Deploying with Vercel and Owning My Domain

From localhost to haerulr2.dev — taking full control of my deployment pipeline.

August 17, 2025
Deploying with Vercel and Owning My Domain

Deploying with Vercel and Owning My Domain

There’s something different when you see your project live on your own domain.
Not localhost:3000, not randomproject.vercel.app, but haerulr2.dev.

It’s the moment when a side project becomes real.


Why Vercel?

Because I want speed, zero-setup deployments, and painless integration with Next.js.
I push to GitHub → Vercel builds → it’s live.
No servers to babysit, no CI/CD drama.

But the real magic isn’t Vercel.
It’s the domain.


Owning My Name

Buying haerulr2.dev was me saying:
“This is mine. This is where my work lives.”
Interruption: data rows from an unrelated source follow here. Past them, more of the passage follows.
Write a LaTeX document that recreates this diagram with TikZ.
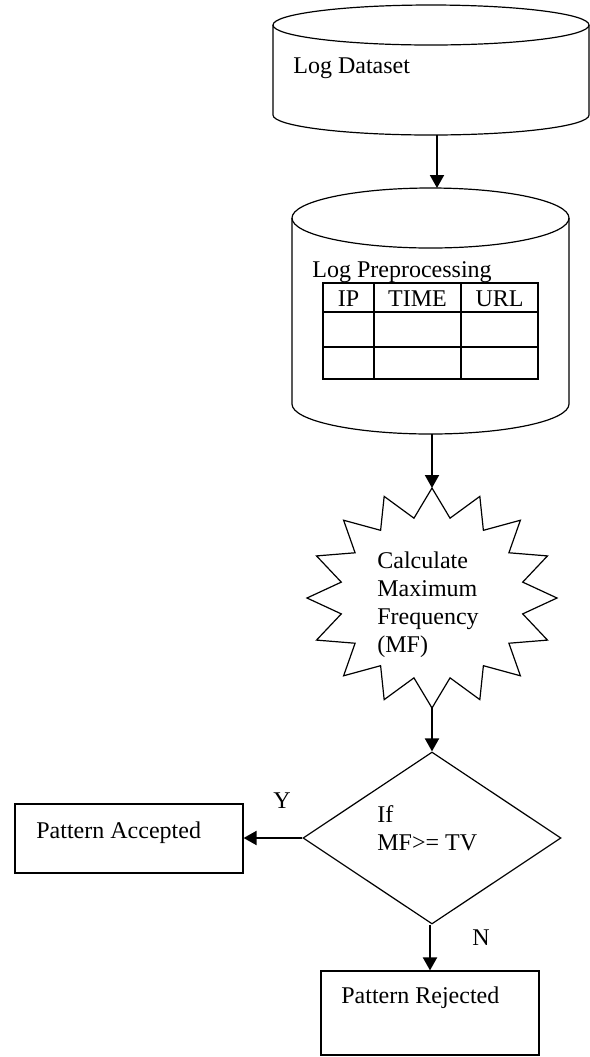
\documentclass[tikz,border=0pt]{standalone}
\usepackage{fontspec}
\setmainfont{Liberation Serif}
\usetikzlibrary{shapes.geometric,arrows.meta}
\begin{document}
\begin{tikzpicture}[x=0.5pt,y=0.5pt,
  shp/.style={draw=black, line width=0.6pt},
  arr/.style={draw=black, line width=1pt, -{Triangle[length=6.5pt,width=7pt]}},
  txt/.style={inner sep=0pt, font=\fontsize{12pt}{14pt}\selectfont},
  ghost/.style={inner sep=0pt, outer sep=0pt, draw=none},
  ]
\useasboundingbox (0,0) rectangle (590,-1057);
% ---- cylinder 1: Log Dataset
\node[ghost, minimum width=158pt, minimum height=65pt] (ds) at (431,-70) {};
\draw[shp] (431,-25) ellipse [x radius=79pt, y radius=10pt];
\draw[shp] (273,-25) -- (273,-115) arc[start angle=180, end angle=360, x radius=79pt, y radius=10pt] -- (589,-25);
\node[txt, anchor=base west] (dst) at (293,-73) {Log Dataset};
% ---- cylinder 2: Log Preprocessing
\node[ghost, minimum width=138.5pt, minimum height=123pt] (lp) at (430.5,-311) {};
\draw[shp] (430.5,-218) ellipse [x radius=69.25pt, y radius=15pt];
\draw[shp] (292,-218) -- (292,-404) arc[start angle=180, end angle=360, x radius=69.25pt, y radius=15pt] -- (569,-218);
\node[txt, anchor=base west] (lpt) at (312,-277) {Log Preprocessing};
% table
\draw[shp] (323,-283) rectangle (538,-379);
\draw[shp] (323,-312) -- (538,-312);
\draw[shp] (323,-347) -- (538,-347);
\draw[shp] (374,-283) -- (374,-379);
\draw[shp] (461,-283) -- (461,-379);
\node[txt, anchor=base] (hip) at (348.5,-306) {IP};
\node[txt, anchor=base] (htime) at (417.5,-306) {TIME};
\node[txt, anchor=base] (hurl) at (499.5,-306) {URL};
% ---- star
\node[ghost, minimum width=125pt, minimum height=110pt] (st) at (432,-598) {};
\begin{scope}[shift={(432,-598)}]
\draw[shp, line join=miter] (90:125 and 110)
  \foreach \k in {0,...,14} { -- ({90+(2*\k+1)*11.25}:92.5 and 81.4) -- ({90+(2*\k+2)*11.25}:125 and 110) }
  -- ({90+31*11.25}:92.5 and 81.4) -- cycle;
\end{scope}
\node[txt, anchor=north west, align=left] (stt) at (377,-551.6) {Calculate\\Maximum\\Frequency\\(MF)};
% ---- diamond
\node[shp, diamond, minimum width=129pt, minimum height=86pt, inner sep=0pt] (dia) at (432,-838) {};
\node[txt, anchor=north west, align=left] (diat) at (377,-805.6) {If\\MF>= TV};
% ---- result boxes
\node[shp, minimum width=114pt, minimum height=34.5pt, inner sep=0pt] (acc) at (129,-838.5) {};
\node[txt, anchor=base west] (acct) at (36,-838) {Pattern Accepted};
\node[shp, minimum width=109pt, minimum height=42pt, inner sep=0pt] (rej) at (430,-1013) {};
\node[txt, anchor=base west] (rejt) at (341,-1003) {Pattern Rejected};
% labels
\node[txt, anchor=base west] (ly) at (273,-808) {Y};
\node[txt, anchor=base west] (ln) at (472,-945) {N};
% ---- connectors
\coordinate (a1) at ([xshift=3pt]ds.south);
\draw[arr] (a1) -- (a1 |- lp.north);
\draw[arr] (st.north |- lp.south) -- (st.north);
\draw[arr] (st.south) -- (dia.north);
\draw[arr] (dia.west) -- (dia.west -| acc.east);
\coordinate (a5) at ([xshift=-1pt]dia.south);
\draw[arr] (a5) -- (a5 |- rej.north);
\end{tikzpicture}
\end{document}
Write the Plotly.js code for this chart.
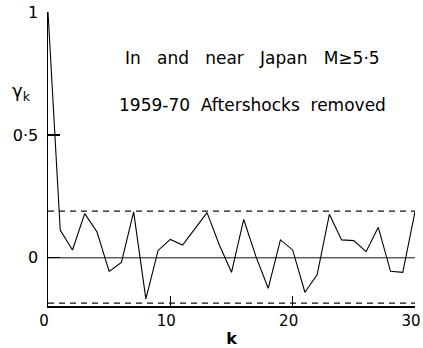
<!DOCTYPE html>
<html>
<head>
<meta charset="utf-8">
<script src="https://cdn.plot.ly/plotly-3.0.1.min.js"></script>
<style>
  html, body { margin: 0; padding: 0; background: #fff; }
  #chart { width: 423px; height: 348px; }
</style>
</head>
<body>
<div id="chart"></div>
<script>
// Autocorrelation coefficients r_k of the earthquake series, lags 0..30
const lags = [0, 1, 2, 3, 4, 5, 6, 7, 8, 9, 10,
              11, 12, 13, 14, 15, 16, 17, 18, 19, 20,
              21, 22, 23, 24, 25, 26, 27, 28, 29, 30];
const rk = [1.0, 0.113, 0.032, 0.18, 0.106, -0.055, -0.019, 0.187, -0.167, 0.03, 0.075,
            0.052, 0.118, 0.184, 0.053, -0.059, 0.156, 0.005, -0.124, 0.073, 0.032,
            -0.14, -0.069, 0.177, 0.073, 0.07, 0.025, 0.124, -0.055, -0.059, 0.187];

// Confidence band limits
const bandLags = [0, 30];
const bandUpper = [0.19, 0.19];
const bandLower = [-0.184, -0.184];
const zeroLine = [0, 0];

const yTickVals = [0, 0.5, 1];
const yTickText = ['0', '0·5', '1'];
const xTickVals = [0, 10, 20, 30];
const xTickText = ['0', '10', '20', '30'];

const FONT = 'DejaVu Sans, Liberation Sans, sans-serif';
const gap2 = '\u00a0\u00a0';
const gap3 = '\u00a0\u00a0\u00a0';

const traces = [
  { x: bandLags, y: zeroLine, mode: 'lines', line: { color: '#111', width: 1 }, hoverinfo: 'skip' },
  { x: bandLags, y: bandUpper, mode: 'lines', line: { color: '#111', width: 1.2, dash: '6px,5px' }, hoverinfo: 'skip' },
  { x: bandLags, y: bandLower, mode: 'lines', line: { color: '#111', width: 1.2, dash: '6px,5px' }, hoverinfo: 'skip' },
  { x: lags, y: rk, mode: 'lines', line: { color: '#000', width: 1.1 }, cliponaxis: false }
];

const layout = {
  width: 423, height: 348,
  margin: { l: 48, r: 8, t: 12, b: 42 },
  paper_bgcolor: '#fff', plot_bgcolor: '#fff',
  showlegend: false,
  font: { family: FONT, color: '#000', size: 16 },
  xaxis: {
    range: [0, 30], showgrid: false, zeroline: false,
    showline: true, linecolor: '#000', linewidth: 1.5,
    ticks: 'inside', ticklen: 10, tickwidth: 1.2, tickcolor: '#000',
    tickvals: xTickVals, ticktext: xTickText,
    tickfont: { family: FONT, size: 15 },
    ticklabeloverflow: 'allow',
    ticklabelshift: -4,
    title: { text: '<b>k</b>', font: { family: FONT, size: 16 }, standoff: 4 }
  },
  yaxis: {
    range: [-0.196, 1], showgrid: false, zeroline: false,
    showline: true, linecolor: '#000', linewidth: 1.5,
    ticks: 'inside', ticklen: 12, tickwidth: 1.2, tickcolor: '#000',
    tickvals: yTickVals, ticktext: yTickText,
    tickfont: { family: FONT, size: 16 },
    ticklabeloverflow: 'allow',
    ticklabelstandoff: 5
  },
  annotations: [
    { xref: 'paper', yref: 'paper', x: -0.04, y: 0.728, xanchor: 'right', yanchor: 'middle',
      text: 'γ<sub>k</sub>', showarrow: false, font: { family: FONT, size: 18 } },
    { xref: 'paper', yref: 'paper', x: 0.556, y: 0.843, xanchor: 'center', yanchor: 'middle',
      text: 'In' + gap3 + 'and' + gap3 + 'near' + gap3 + 'Japan' + gap3 + 'M≥5·5', showarrow: false,
      font: { family: FONT, size: 17 } },
    { xref: 'paper', yref: 'paper', x: 0.556, y: 0.684, xanchor: 'center', yanchor: 'middle',
      text: '1959-70' + gap2 + 'Aftershocks' + gap2 + 'removed', showarrow: false,
      font: { family: FONT, size: 17 } }
  ]
};

Plotly.newPlot('chart', traces, layout, { staticPlot: true, displayModeBar: false });
</script>
</body>
</html>
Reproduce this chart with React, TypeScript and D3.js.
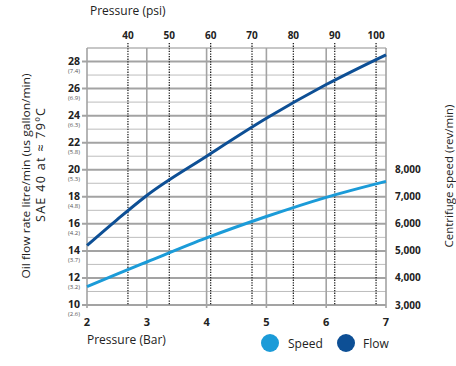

It’s not just about branding.
It’s about control.
I decide what runs here.
I decide what goes down.
No third-party platform owns my identity.


The Deployment Flow

  1. Write code locally.
  2. Push to GitHub.
  3. Vercel auto-builds.
  4. Domain points to the new build.

That’s it.
No excuses, no friction.


Why This Matters

Most devs ship projects but never give them a real home.
They stay in some .vercel.app subdomain or hidden behind localhost.
Owning your domain is like planting a flag on the internet.


⚡ Brutalist Note

My blog is now live at haerulr2.dev.
Not because I want to look fancy, but because I believe in owning my pipeline.
The cloud is rented. The domain is mine.
And that’s how you carve a permanent space in a temporary web.